*Exercise prompt:* Restate the listing below word for word, omitting any images.

*Recorded information:*
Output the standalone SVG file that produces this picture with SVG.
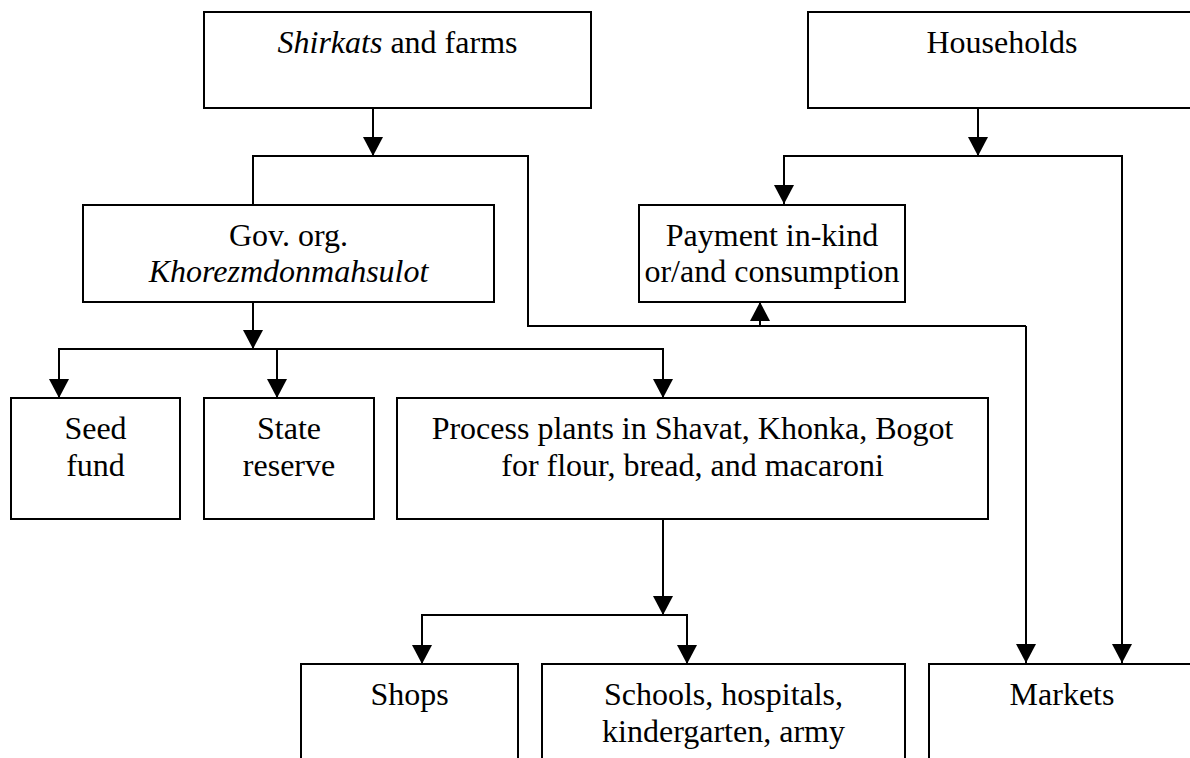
<svg xmlns="http://www.w3.org/2000/svg" width="1190" height="758" viewBox="0 0 1190 758">
<style>
.box{fill:#fff;stroke:#000;stroke-width:2}
.ln{fill:none;stroke:#000;stroke-width:2}
.arr{marker-end:url(#ah)}
text{font-family:"Liberation Serif","Times New Roman",serif;font-size:32px;fill:#000;text-anchor:middle}
.it{font-style:italic}
</style>
<defs>
<marker id="ah" markerUnits="userSpaceOnUse" viewBox="0 0 19 20" refX="19" refY="10" markerWidth="19" markerHeight="20" orient="auto">
<path d="M0,0 L19,10 L0,20 z" fill="#000"/>
</marker>
</defs>
<rect width="1190" height="758" fill="#fff"/>
<g id="connectors">
<path class="ln arr" d="M373,108 V156"/>
<path class="ln" d="M253,205 V156 H528 V326 H1026"/>
<path class="ln arr" d="M1026,326 V663"/>
<path class="ln arr" d="M760,326 V302"/>
<path class="ln arr" d="M978,108 V156"/>
<path class="ln arr" d="M978,156 H784 V204"/>
<path class="ln arr" d="M978,156 H1122 V663"/>
<path class="ln arr" d="M253,302 V349"/>
<path class="ln arr" d="M253,349 H59 V398"/>
<path class="ln arr" d="M277,349 V398"/>
<path class="ln arr" d="M253,349 H663 V398"/>
<path class="ln arr" d="M663,519 V615"/>
<path class="ln arr" d="M663,615 H422 V664"/>
<path class="ln arr" d="M663,615 H687 V664"/>
</g>
<g id="shirkats"><rect class="box" x="204" y="12" width="387" height="96"/><text x="397.5" y="53"><tspan class="it">Shirkats</tspan> and farms</text></g>
<g id="households"><rect class="box" x="808" y="12" width="390" height="96"/><text x="1002" y="53">Households</text></g>
<g id="gov"><rect class="box" x="83" y="205" width="411" height="97"/><text x="288.5" y="246">Gov. org.</text><text class="it" x="288.5" y="282">Khorezmdonmahsulot</text></g>
<g id="payment"><rect class="box" x="639" y="205" width="266" height="97"/><text x="772" y="246">Payment in-kind</text><text x="772" y="282">or/and consumption</text></g>
<g id="seed"><rect class="box" x="11" y="398" width="169" height="121"/><text x="95.5" y="439">Seed</text><text x="95.5" y="476">fund</text></g>
<g id="state"><rect class="box" x="204" y="398" width="170" height="121"/><text x="289" y="439">State</text><text x="289" y="476">reserve</text></g>
<g id="process"><rect class="box" x="397" y="398" width="591" height="121"/><text x="692.5" y="439">Process plants in Shavat, Khonka, Bogot</text><text x="692.5" y="476">for flour, bread, and macaroni</text></g>
<g id="shops"><rect class="box" x="301" y="664" width="217" height="120"/><text x="409.5" y="705">Shops</text></g>
<g id="schools"><rect class="box" x="542" y="664" width="363" height="120"/><text x="723.5" y="705">Schools, hospitals,</text><text x="723.5" y="742">kindergarten, army</text></g>
<g id="markets"><rect class="box" x="929" y="664" width="266" height="120"/><text x="1062" y="705">Markets</text></g>
</svg>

*Exercise result:*
Output the standalone SVG file that produces this picture with SVG.
<svg xmlns="http://www.w3.org/2000/svg" width="1190" height="758" viewBox="0 0 1190 758">
<style>
.box{fill:#fff;stroke:#000;stroke-width:2}
.ln{fill:none;stroke:#000;stroke-width:2}
.arr{marker-end:url(#ah)}
text{font-family:"Liberation Serif","Times New Roman",serif;font-size:32px;fill:#000;text-anchor:middle}
.it{font-style:italic}
</style>
<defs>
<marker id="ah" markerUnits="userSpaceOnUse" viewBox="0 0 19 20" refX="19" refY="10" markerWidth="19" markerHeight="20" orient="auto">
<path d="M0,0 L19,10 L0,20 z" fill="#000"/>
</marker>
</defs>
<rect width="1190" height="758" fill="#fff"/>
<g id="connectors">
<path class="ln arr" d="M373,108 V156"/>
<path class="ln" d="M253,205 V156 H528 V326 H1026"/>
<path class="ln arr" d="M1026,326 V663"/>
<path class="ln arr" d="M760,326 V302"/>
<path class="ln arr" d="M978,108 V156"/>
<path class="ln arr" d="M978,156 H784 V204"/>
<path class="ln arr" d="M978,156 H1122 V663"/>
<path class="ln arr" d="M253,302 V349"/>
<path class="ln arr" d="M253,349 H59 V398"/>
<path class="ln arr" d="M277,349 V398"/>
<path class="ln arr" d="M253,349 H663 V398"/>
<path class="ln arr" d="M663,519 V615"/>
<path class="ln arr" d="M663,615 H422 V664"/>
<path class="ln arr" d="M663,615 H687 V664"/>
</g>
<g id="shirkats"><rect class="box" x="204" y="12" width="387" height="96"/><text x="397.5" y="53"><tspan class="it">Shirkats</tspan> and farms</text></g>
<g id="households"><rect class="box" x="808" y="12" width="390" height="96"/><text x="1002" y="53">Households</text></g>
<g id="gov"><rect class="box" x="83" y="205" width="411" height="97"/><text x="288.5" y="246">Gov. org.</text><text class="it" x="288.5" y="282">Khorezmdonmahsulot</text></g>
<g id="payment"><rect class="box" x="639" y="205" width="266" height="97"/><text x="772" y="246">Payment in-kind</text><text x="772" y="282">or/and consumption</text></g>
<g id="seed"><rect class="box" x="11" y="398" width="169" height="121"/><text x="95.5" y="439">Seed</text><text x="95.5" y="476">fund</text></g>
<g id="state"><rect class="box" x="204" y="398" width="170" height="121"/><text x="289" y="439">State</text><text x="289" y="476">reserve</text></g>
<g id="process"><rect class="box" x="397" y="398" width="591" height="121"/><text x="692.5" y="439">Process plants in Shavat, Khonka, Bogot</text><text x="692.5" y="476">for flour, bread, and macaroni</text></g>
<g id="shops"><rect class="box" x="301" y="664" width="217" height="120"/><text x="409.5" y="705">Shops</text></g>
<g id="schools"><rect class="box" x="542" y="664" width="363" height="120"/><text x="723.5" y="705">Schools, hospitals,</text><text x="723.5" y="742">kindergarten, army</text></g>
<g id="markets"><rect class="box" x="929" y="664" width="266" height="120"/><text x="1062" y="705">Markets</text></g>
</svg>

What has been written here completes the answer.